At least half a dozen new brands, both Indian and international, are roping in investment to woo the budget traveller by focusing on the pricing. Most of the new brands are targeting the price segment of Rs 1,000-2,000 a night, now nearly vacated by Ginger Hotels (Ginger).
Ginger, owned by Roots Corporation, which is a subsidiary ofIndian Hotels Company (owner and manager of Taj properties) is the biggest player in the budget segment. Launched in 2004, the no-frills brand had rooms that carried a tag of just Rs 999 a night, promising hassle-free and comfortable stay.
Over the years, however, there has been a sharp rise in its rates. Ginger, with 31 operational properties, charges anywhere between Rs 1,800-4,000 a night with a country-wide average rate believed to be around Rs 2,600 a night. This is the range where pricing of a 'budget hotel' can overlap with that of 3-star (mid-market) properties.
The Accor Group's Formule 1, too, had started with tariffs below Rs 2,000 but has raised them to Rs 2,500-3,000.
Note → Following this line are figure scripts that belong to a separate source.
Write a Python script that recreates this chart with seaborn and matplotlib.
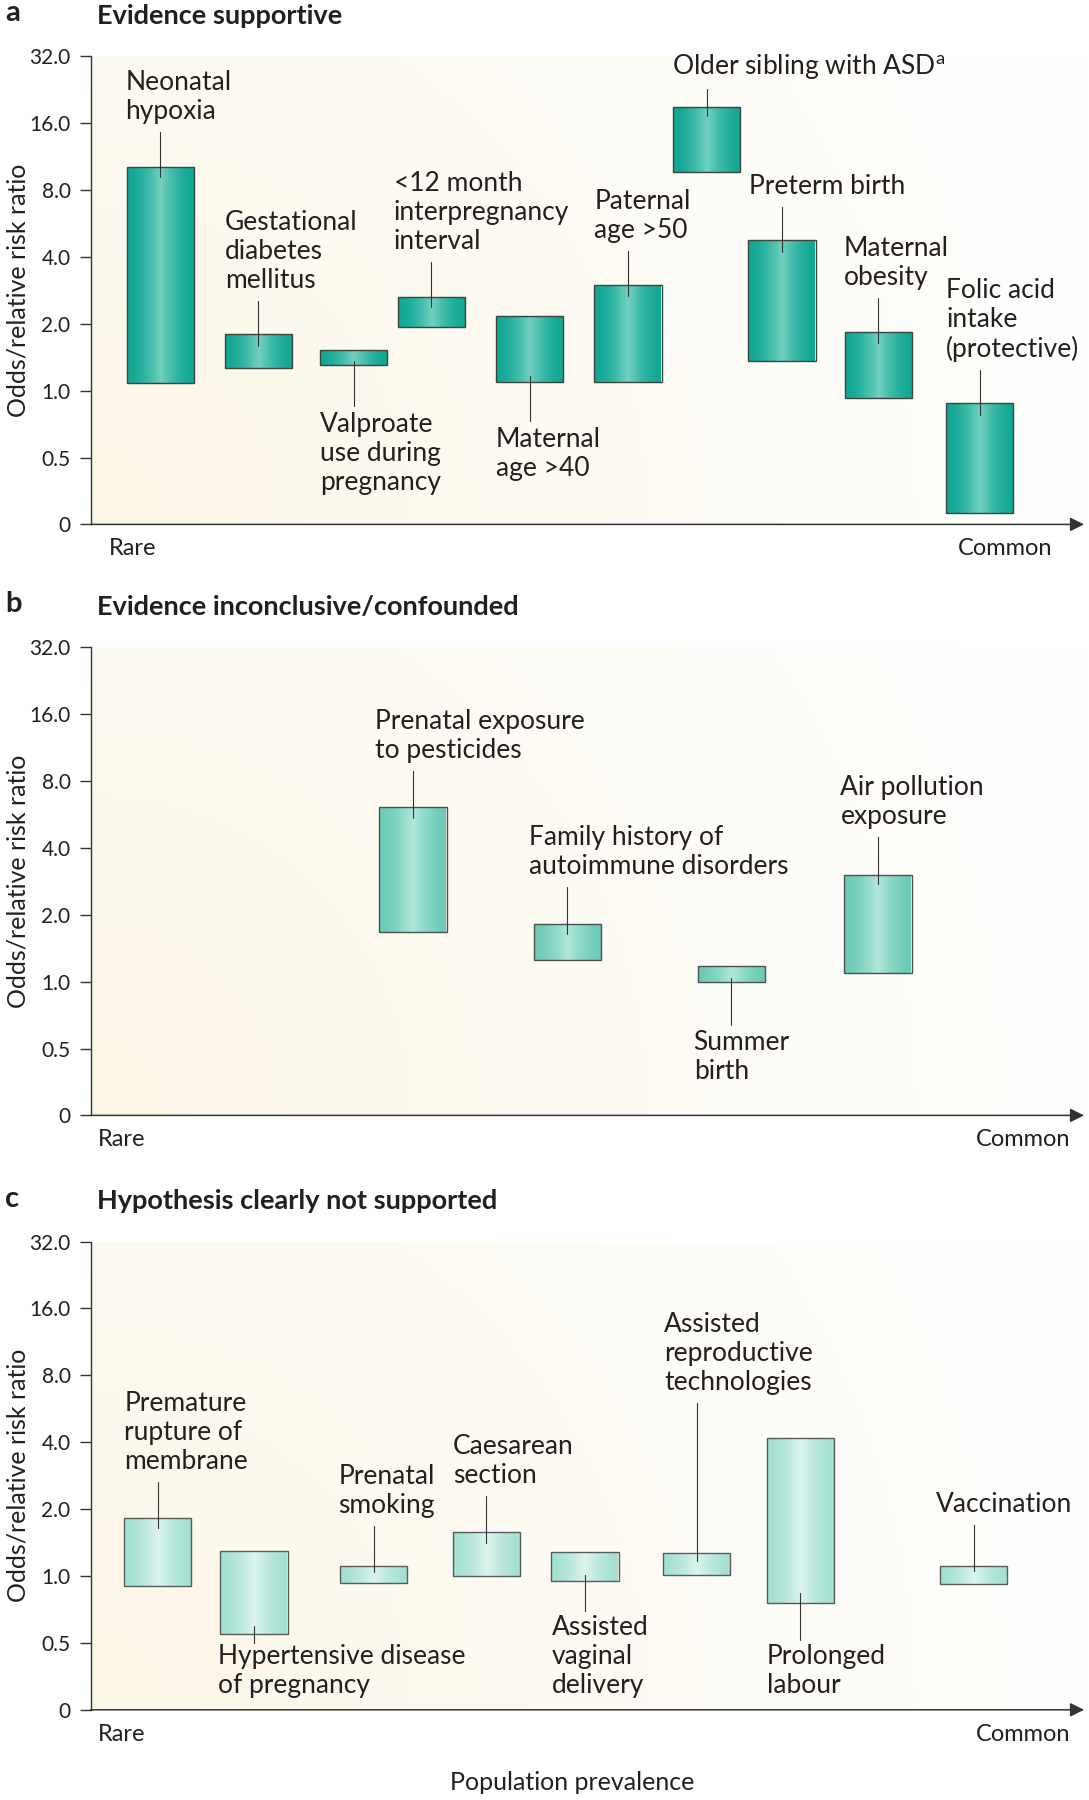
import numpy as np
import pandas as pd
import matplotlib
matplotlib.use("Agg")
import matplotlib.pyplot as plt
import seaborn as sns
from matplotlib.colors import to_rgb
from matplotlib.ticker import NullLocator

# ---------------- DATA ----------------
y_ticks = [0.25, 0.5, 1, 2, 4, 8, 16, 32]
y_tick_labels = ["0", "0.5", "1.0", "2.0", "4.0", "8.0", "16.0", "32.0"]

panel_letters = ["a", "b", "c"]
panel_titles = ["Evidence supportive",
                "Evidence inconclusive/confounded",
                "Hypothesis clearly not supported"]

# panel a
a_factors = ["Neonatal\nhypoxia", "Gestational\ndiabetes\nmellitus",
             "Valproate\nuse during\npregnancy", "<12 month\ninterpregnancy\ninterval",
             "Maternal\nage >40", "Paternal\nage >50",
             "Older sibling with ASD$^{\\mathrm{a}}$", "Preterm birth",
             "Maternal\nobesity", "Folic acid\nintake\n(protective)"]
a_prevalence = [7.0, 16.9, 26.5, 34.3, 44.2, 54.1, 62.0, 69.6, 79.3, 89.5]
a_low = [1.08, 1.26, 1.30, 1.93, 1.09, 1.09, 9.6, 1.36, 0.93, 0.28]
a_high = [10.1, 1.80, 1.53, 2.65, 2.16, 3.0, 19.0, 4.75, 1.84, 0.88]

# panel b
b_factors = ["Prenatal exposure\nto pesticides", "Family history of\nautoimmune disorders",
             "Summer\nbirth", "Air pollution\nexposure"]
b_prevalence = [32.45, 47.98, 64.49, 79.27]
b_low = [1.67, 1.25, 1.0, 1.09]
b_high = [6.1, 1.82, 1.17, 3.02]

# panel c
c_factors = ["Premature\nrupture of\nmembrane", "Hypertensive disease\nof pregnancy",
             "Prenatal\nsmoking", "Caesarean\nsection", "Assisted\nvaginal\ndelivery",
             "Assisted\nreproductive\ntechnologies", "Prolonged\nlabour", "Vaccination"]
c_prevalence = [6.76, 16.45, 28.52, 39.84, 49.77, 61.03, 71.42, 88.91]
c_low = [0.90, 0.55, 0.93, 1.0, 0.95, 1.01, 0.755, 0.92]
c_high = [1.82, 1.30, 1.115, 1.58, 1.28, 1.27, 4.17, 1.11]

# ---------------- LAYOUT / STYLE ----------------
DPI = 100
W, H = 1089, 1800
AX_LEFT, AX_RIGHT = 90.6, 1084.0
AX_TOPS = [56.2, 647.2, 1241.6]
AX_H = 468.2
BAR_W = 6.76
PT = 72.0 / DPI

# (side, line outside px, line inside px, text dx px, text gap px)
a_layout = [("up", 35, 10, -1, 8), ("up", 33, 12, 0, 8), ("down", 41, 4, 0, 6),
            ("up", 35, 10, -4, 8), ("down", 39, 6, 0, 6), ("up", 34, 11, 0, 8),
            ("up", 18, 9, -1, 8), ("up", 33, 12, 1, 8), ("up", 34, 11, -1, 8),
            ("up", 33, 12, 0, 8)]
b_layout = [("up", 36, 11, -4, 8), ("up", 37, 10, -5, 8), ("down", 43, 4, -4, 5),
            ("up", 38, 9, -4, 8)]
c_layout = [("up", 36, 10, 0, 8), ("down", 9.5, 8, -2, 1), ("up", 40, 6, -2, 8),
            ("up", 36, 11, 0, 8), ("down", 30, 6, 0, 4), ("up", 150, 8, 1, 8),
            ("down", 37, 10, 0, 4), ("up", 41, 5.5, -4, 8)]

bar_colors = [("#10a793", "#72d0c0", "#3b4442"),
              ("#6ccbb7", "#b2e7db", "#4a5250"),
              ("#a5e0d2", "#ddf4ee", "#555d5b")]
rare_x = [109, 97.5, 97.5]
common_right = [1052, 1070, 1070]

TXT = "#231f20"
AXC = "#333333"
LABEL_FS = 19
TICK_FS = 15

sns.set_theme(style="white")
plt.rcParams["font.family"] = ["Lato", "DejaVu Sans"]
plt.rcParams["mathtext.fontset"] = "custom"
plt.rcParams["mathtext.rm"] = "Lato"
plt.rcParams["mathtext.it"] = "Lato:italic"
plt.rcParams["mathtext.bf"] = "Lato:bold"
plt.rcParams["text.color"] = TXT

fig = plt.figure(figsize=(W / DPI, H / DPI), dpi=DPI)
fig.patch.set_facecolor("white")

# background radial gradient (faint cream at bottom-left -> white)
bw, bh = int(AX_RIGHT - AX_LEFT), int(AX_H)
gx, gy = np.meshgrid(np.arange(bw), np.arange(bh))
r = np.sqrt(gx ** 2 + gy ** 2) / 1200.0
wgt = np.clip(1 - r, 0, 1) ** 1.3
cream = np.array(to_rgb("#fcf6e6"))
bg_img = np.ones((bh, bw, 3)) * (1 - wgt[..., None]) + cream[None, None, :] * wgt[..., None]


def shift(ax, yval, dpx):
    d = ax.transData.transform((0, yval))
    return ax.transData.inverted().transform((d[0], d[1] + dpx))[1]


def draw_panel(i, factors, prev, low, high, layout):
    top = AX_TOPS[i]
    rect = [AX_LEFT / W, 1 - (top + AX_H) / H, (AX_RIGHT - AX_LEFT) / W, AX_H / H]
    bg = fig.add_axes(rect, zorder=0)
    bg.imshow(bg_img, extent=[0, 1, 0, 1], aspect="auto", origin="lower",
              interpolation="bilinear")
    bg.axis("off")

    ax = fig.add_axes(rect, zorder=1)
    ax.patch.set_alpha(0)
    edge_c, mid_c, outline = bar_colors[i]
    df = pd.DataFrame({"prevalence": prev,
                       "span": np.array(high) - np.array(low),
                       "low": low})
    native = np.min(np.diff(np.sort(prev)))
    sns.barplot(data=df, x="prevalence", y="span", native_scale=True,
                log_scale=(False, 2), width=BAR_W / native,
                bottom=df["low"].to_numpy(), color=edge_c, edgecolor=outline,
                linewidth=1.0, errorbar=None, ax=ax)

    # horizontal gradient inside each bar
    u = np.abs(np.linspace(-1, 1, 121))
    t = (1 - u) ** 1.6
    e, m = np.array(to_rgb(edge_c)), np.array(to_rgb(mid_c))
    grad = (e[None, :] * (1 - t[:, None]) + m[None, :] * t[:, None])[None, :, :]
    patches = list(ax.patches)
    for p in patches:
        x0, y0, w, h = p.get_x(), p.get_y(), p.get_width(), p.get_height()
        im = ax.imshow(grad, extent=[x0, x0 + w, y0, y0 + h], aspect="auto",
                       interpolation="bilinear", zorder=2)
        im.set_clip_path(p)
        p.set_facecolor("none")
        p.set_zorder(3)

    ax.set_xlim(0, 100)
    ax.set_ylim(0.25, 32)
    ax.set_yticks(y_ticks)
    ax.set_yticklabels(y_tick_labels)
    ax.yaxis.set_minor_locator(NullLocator())
    ax.set_xticks([])
    ax.set_xlabel("")
    ax.tick_params(axis="y", left=True, length=11 * PT, width=1.0, color=AXC,
                   pad=9 * PT, labelsize=TICK_FS, labelcolor=TXT)
    for s in ["top", "right", "bottom"]:
        ax.spines[s].set_visible(False)
    ax.spines["left"].set_color(AXC)
    ax.spines["left"].set_linewidth(1.0)
    ax.grid(False)

    ax.annotate("", xy=(1, 0), xycoords="axes fraction", xytext=(0, 0),
                textcoords="axes fraction",
                arrowprops=dict(arrowstyle="-|>,head_length=0.6,head_width=0.3",
                                color=AXC, lw=1.1, shrinkA=0, shrinkB=0,
                                mutation_scale=14))

    ax.set_ylabel("Odds/relative risk ratio", fontsize=18, color=TXT)
    ax.yaxis.set_label_coords((30 - AX_LEFT) / (AX_RIGHT - AX_LEFT), 0.5)

    # leader lines + labels
    for p, lab, (side, out_px, in_px, dx, gap) in zip(patches, factors, layout):
        xc = p.get_x() + p.get_width() / 2
        if side == "up":
            edge = p.get_y() + p.get_height()
            y_in, y_out = shift(ax, edge, -in_px), shift(ax, edge, out_px)
            ax.plot([xc, xc], [y_in, y_out], color=AXC, lw=0.8, zorder=4)
            ax.annotate(lab, xy=(p.get_x(), y_out), xytext=(dx * PT, gap * PT),
                        textcoords="offset points", ha="left", va="bottom",
                        fontsize=LABEL_FS, color=TXT)
        else:
            edge = p.get_y()
            y_in, y_out = shift(ax, edge, in_px), shift(ax, edge, -out_px)
            ax.plot([xc, xc], [y_in, y_out], color=AXC, lw=0.8, zorder=4)
            ax.annotate(lab, xy=(p.get_x(), y_out), xytext=(dx * PT, -gap * PT),
                        textcoords="offset points", ha="left", va="top",
                        fontsize=LABEL_FS, color=TXT)

    ax.annotate("Rare", xy=((rare_x[i] - AX_LEFT) / (AX_RIGHT - AX_LEFT), 0),
                xycoords="axes fraction", xytext=(0, -31 * PT),
                textcoords="offset points", ha="left", va="baseline",
                fontsize=17, color=TXT)
    ax.annotate("Common", xy=((common_right[i] - AX_LEFT) / (AX_RIGHT - AX_LEFT), 0),
                xycoords="axes fraction", xytext=(0, -31 * PT),
                textcoords="offset points", ha="right", va="baseline",
                fontsize=17, color=TXT)

    fig.text(5 / W, 1 - (top - 35) / H, panel_letters[i], fontsize=21,
             fontweight="bold", va="baseline", ha="left", color=TXT)
    fig.text(97 / W, 1 - (top - 32.5) / H, panel_titles[i], fontsize=19.5,
             fontweight="bold", va="baseline", ha="left", color=TXT)
    return ax


draw_panel(0, a_factors, a_prevalence, a_low, a_high, a_layout)
draw_panel(1, b_factors, b_prevalence, b_low, b_high, b_layout)
draw_panel(2, c_factors, c_prevalence, c_low, c_high, c_layout)

fig.text(572.6 / W, 1 - 1790 / H, "Population prevalence", fontsize=18,
         ha="center", va="baseline", color=TXT)

fig.savefig("out.png", dpi=DPI, facecolor="white")
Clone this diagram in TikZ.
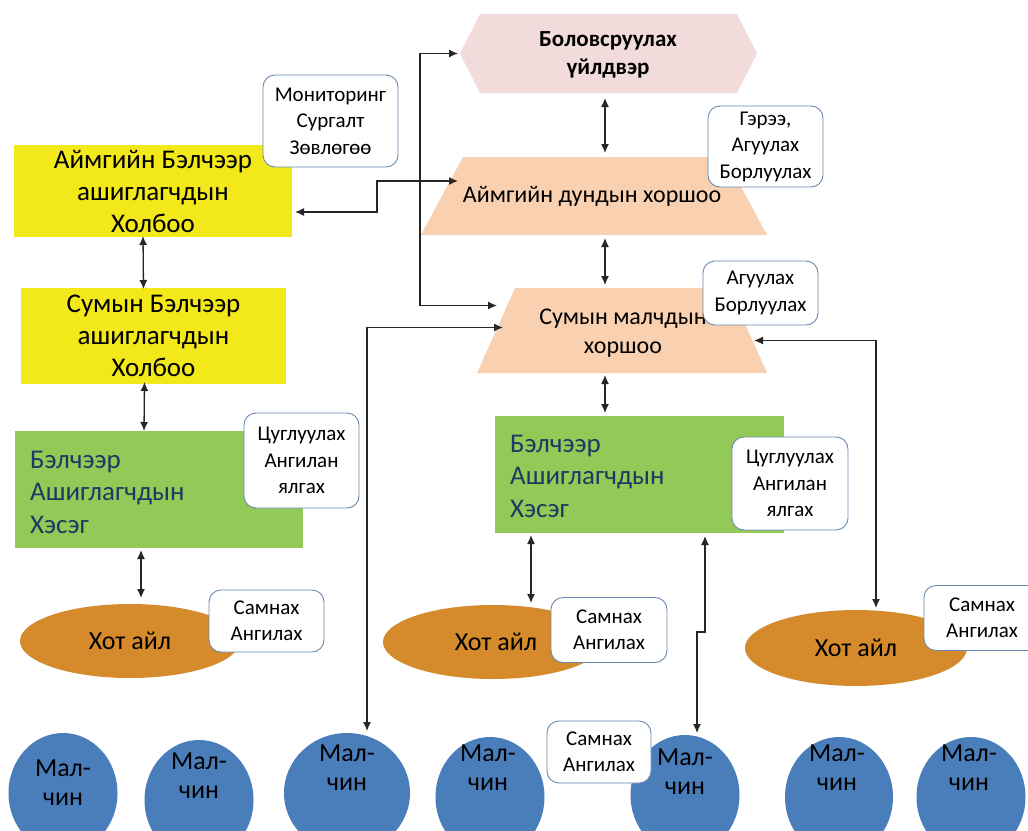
\documentclass[tikz,border=0pt]{standalone}
\usepackage{fontspec}
\setmainfont{Carlito}
\usetikzlibrary{arrows.meta,calc,shapes.geometric}
\definecolor{hexc}{HTML}{F2DCDB}
\definecolor{peachc}{HTML}{F9D0B0}
\definecolor{yellowc}{HTML}{F2E81A}
\definecolor{greenc}{HTML}{92C957}
\definecolor{navyc}{HTML}{203864}
\definecolor{hotc}{HTML}{D58B2C}
\definecolor{malc}{HTML}{4A7EBB}
\definecolor{calloutc}{HTML}{6A88B0}
\definecolor{arrowc}{HTML}{262626}
\begin{document}
\begin{tikzpicture}[x=1pt,y=-1pt,
  anchorbox/.style={inner sep=0pt,outer sep=0pt,draw=none},
  ybox/.style={anchorbox,fill=yellowc,align=center,font=\fontsize{27}{32}\selectfont},
  gbox/.style={anchorbox,fill=greenc},
  gtext/.style={inner sep=0pt,align=left,text=navyc,font=\fontsize{27}{32.5}\selectfont,anchor=west},
  trtext/.style={inner sep=0pt,align=center,font=\fontsize{24}{29}\selectfont},
  callout/.style={draw=calloutc,fill=white,rounded corners=12pt,line width=0.9pt,align=center,inner sep=0pt,outer sep=0pt,font=\fontsize{21}{26.5}\selectfont},
  hot/.style={ellipse,fill=hotc,inner sep=0pt,outer sep=0pt,font=\fontsize{26}{30}\selectfont},
  mal/.style={ellipse,fill=malc,inner sep=0pt,outer sep=0pt},
  maltext/.style={inner sep=0pt,align=center,font=\fontsize{26}{29}\selectfont},
  dbl/.style={{Latex[length=9pt,width=8pt]}-{Latex[length=9pt,width=8pt]},line width=1.3pt,draw=arrowc}
]
\useasboundingbox (0,0) rectangle (1028,830);
\clip (0,0) rectangle (1028,830);
\fill[white] (0,0) rectangle (1028,830);

% hexagon
\node[anchorbox,minimum width=297pt,minimum height=79pt] (hex) at (608.5,53.5) {};
\fill[hexc] (hex.west) -- ($(hex.north west)+(20,0)$) -- ($(hex.north east)+(-20,0)$) -- (hex.east) -- ($(hex.south east)+(-20,0)$) -- ($(hex.south west)+(20,0)$) -- cycle;
\node[inner sep=0pt,align=center,font=\bfseries\fontsize{23}{28}\selectfont] (hext) at (608,55) {Боловсруулах\\үйлдвэр};

% trapezoid 1
\node[anchorbox,minimum width=346pt,minimum height=78pt] (ahs) at (594,196) {};
\fill[peachc] (ahs.south west) -- (ahs.south east) -- ($(ahs.north east)+(-42,0)$) -- ($(ahs.north west)+(42,0)$) -- cycle;
\node[trtext] (ahst) at (592,196) {Аймгийн дундын хоршоо};

% trapezoid 2
\node[anchorbox,minimum width=290pt,minimum height=85pt] (smh) at (622,330.5) {};
\fill[peachc] (smh.south west) -- (smh.south east) -- ($(smh.north east)+(-38,0)$) -- ($(smh.north west)+(38,0)$) -- cycle;
\node[trtext] (smht) at (623,333) {Сумын малчдын\\хоршоо};

% yellow boxes
\node[ybox,minimum width=278pt,minimum height=92pt] (y1) at (153,191) {Аймгийн Бэлчээр\\ашиглагчдын\\Холбоо};
\node[ybox,minimum width=265pt,minimum height=96pt] (y2) at (153.5,336) {Сумын Бэлчээр\\ашиглагчдын\\Холбоо};

% green boxes
\node[gbox,minimum width=288pt,minimum height=117pt] (g1) at (159,489.5) {};
\node[gtext] (g1t) at (30,492) {Бэлчээр\\Ашиглагчдын\\Хэсэг};
\node[gbox,minimum width=289pt,minimum height=117pt] (g2) at (639.5,474.5) {};
\node[gtext] (g2t) at (510,476) {Бэлчээр\\Ашиглагчдын\\Хэсэг};

% hot ail
\node[hot,minimum width=220pt,minimum height=74pt] (hot1) at (130,641) {Хот айл};
\node[hot,minimum width=220pt,minimum height=74pt] (hot2) at (493,642) {};
\node[inner sep=0pt,font=\fontsize{26}{30}\selectfont] (hot2t) at (496,642) {Хот айл};
\node[hot,minimum width=222pt,minimum height=76pt] (hot3) at (856,648) {Хот айл};

% malchin
\node[mal,minimum width=109pt,minimum height=120pt] (mal1) at (63,793) {};
\node[maltext] (mal1t) at (63,783) {Мал-\\чин};
\node[mal,minimum width=109pt,minimum height=120pt] (mal2) at (199,800) {};
\node[maltext] (mal2t) at (199,776) {Мал-\\чин};
\node[mal,minimum width=126pt,minimum height=120pt] (mal3) at (347,793) {};
\node[maltext] (mal3t) at (347,768) {Мал-\\чин};
\node[mal,minimum width=109pt,minimum height=120pt] (mal4) at (490,797) {};
\node[maltext] (mal4t) at (488,768) {Мал-\\чин};
\node[mal,minimum width=109pt,minimum height=120pt] (mal5) at (685,795) {};
\node[maltext] (mal5t) at (685,772) {Мал-\\чин};
\node[mal,minimum width=108pt,minimum height=120pt] (mal6) at (839,797) {};
\node[maltext] (mal6t) at (837,768) {Мал-\\чин};
\node[mal,minimum width=109pt,minimum height=120pt] (mal7) at (971,797) {};
\node[maltext] (mal7t) at (969,768) {Мал-\\чин};

% callouts
\node[callout,minimum width=135pt,minimum height=92pt] (cmon) at (330.5,121) {Мониторинг\\Сургалт\\Зөвлөгөө};
\node[callout,minimum width=115pt,minimum height=81pt] (cger) at (765.5,146.5) {Гэрээ,\\Агуулах\\Борлуулах};
\node[callout,minimum width=115pt,minimum height=64pt] (cag) at (760.5,293) {Агуулах\\Борлуулах};
\node[callout,minimum width=115pt,minimum height=95pt] (ccug1) at (301.5,460.5) {Цуглуулах\\Ангилан\\ялгах};
\node[callout,minimum width=116pt,minimum height=93pt] (ccug2) at (790,483.5) {Цуглуулах\\Ангилан\\ялгах};
\node[callout,minimum width=115pt,minimum height=62pt] (csam1) at (266.5,621) {Самнах\\Ангилах};
\node[callout,minimum width=116pt,minimum height=65pt] (csam2) at (609,630) {Самнах\\Ангилах};
\node[callout,minimum width=116pt,minimum height=65pt] (csam3) at (982,618) {Самнах\\Ангилах};
\node[callout,minimum width=104pt,minimum height=62pt] (csam4) at (599,752) {Самнах\\Ангилах};

% connectors
\draw[dbl] ([xshift=-3.5pt,yshift=-5pt]hex.south) -- ([xshift=11pt,yshift=4pt]ahs.north);
\draw[dbl] ([xshift=11pt,yshift=-3pt]ahs.south) -- ([xshift=-17pt,yshift=3pt]smh.north);
\draw[dbl] ([xshift=-17pt,yshift=-2pt]smh.south) -- ([xshift=-34.5pt,yshift=3pt]g2.north);
\draw[dbl] ($(y1.east)+(3,21)$) -- ++(82,0) |- ($(ahs.west)+(37,-15)$);
\draw[dbl] ($(hex.west)+(-2,0)$) -- ++(-38,0) |- ($(smh.west)+(20,-25)$);
\draw[dbl] ($(mal3.north)+(20,-2)$) |- ($(smh.west)+(26,-3)$);
\draw[dbl] ($(smh.east)+(-13,10)$) -| ($(hot3.north)+(20,-2)$);
\draw[dbl] ($(g1.south)+(-18,2)$) -- ($(hot1.north)+(11,-6)$);
\draw[dbl] ($(y1.south)+(-10,-1)$) -- ($(y2.north)+(-10,1)$);
\draw[dbl] ($(y2.south)+(-9,-2)$) -- ($(g1.north)+(-15,0)$);
\draw[dbl] ($(g2.south)+(-108.5,2)$) -- ++(0,39) -| ($(hot2.north)+(38,-2)$);
\draw[dbl] ($(g2.south)+(65.5,3)$) -- ++(0,96) -| ($(mal5.north)+(12,-2)$);
\end{tikzpicture}
\end{document}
"With luxury properties selling rooms at Rs 7,500 a night in cities like Mumbai, properties in other segments will have to rationalise rates. So, a 4-star property will cut rate, followed by a 3-star and so on," says a Mumbai-based hotelier.
For Ginger, however, occupancy levels are key to sustain economic feasibility, which hovers around 70-75 per cent. P K Mohankumar, MD & CEO, Roots Corporation, says, "Budget hotels have seen encouraging occupancies over the last two years, despite the industry slowdown and capacity infusion in a majority of the key cities."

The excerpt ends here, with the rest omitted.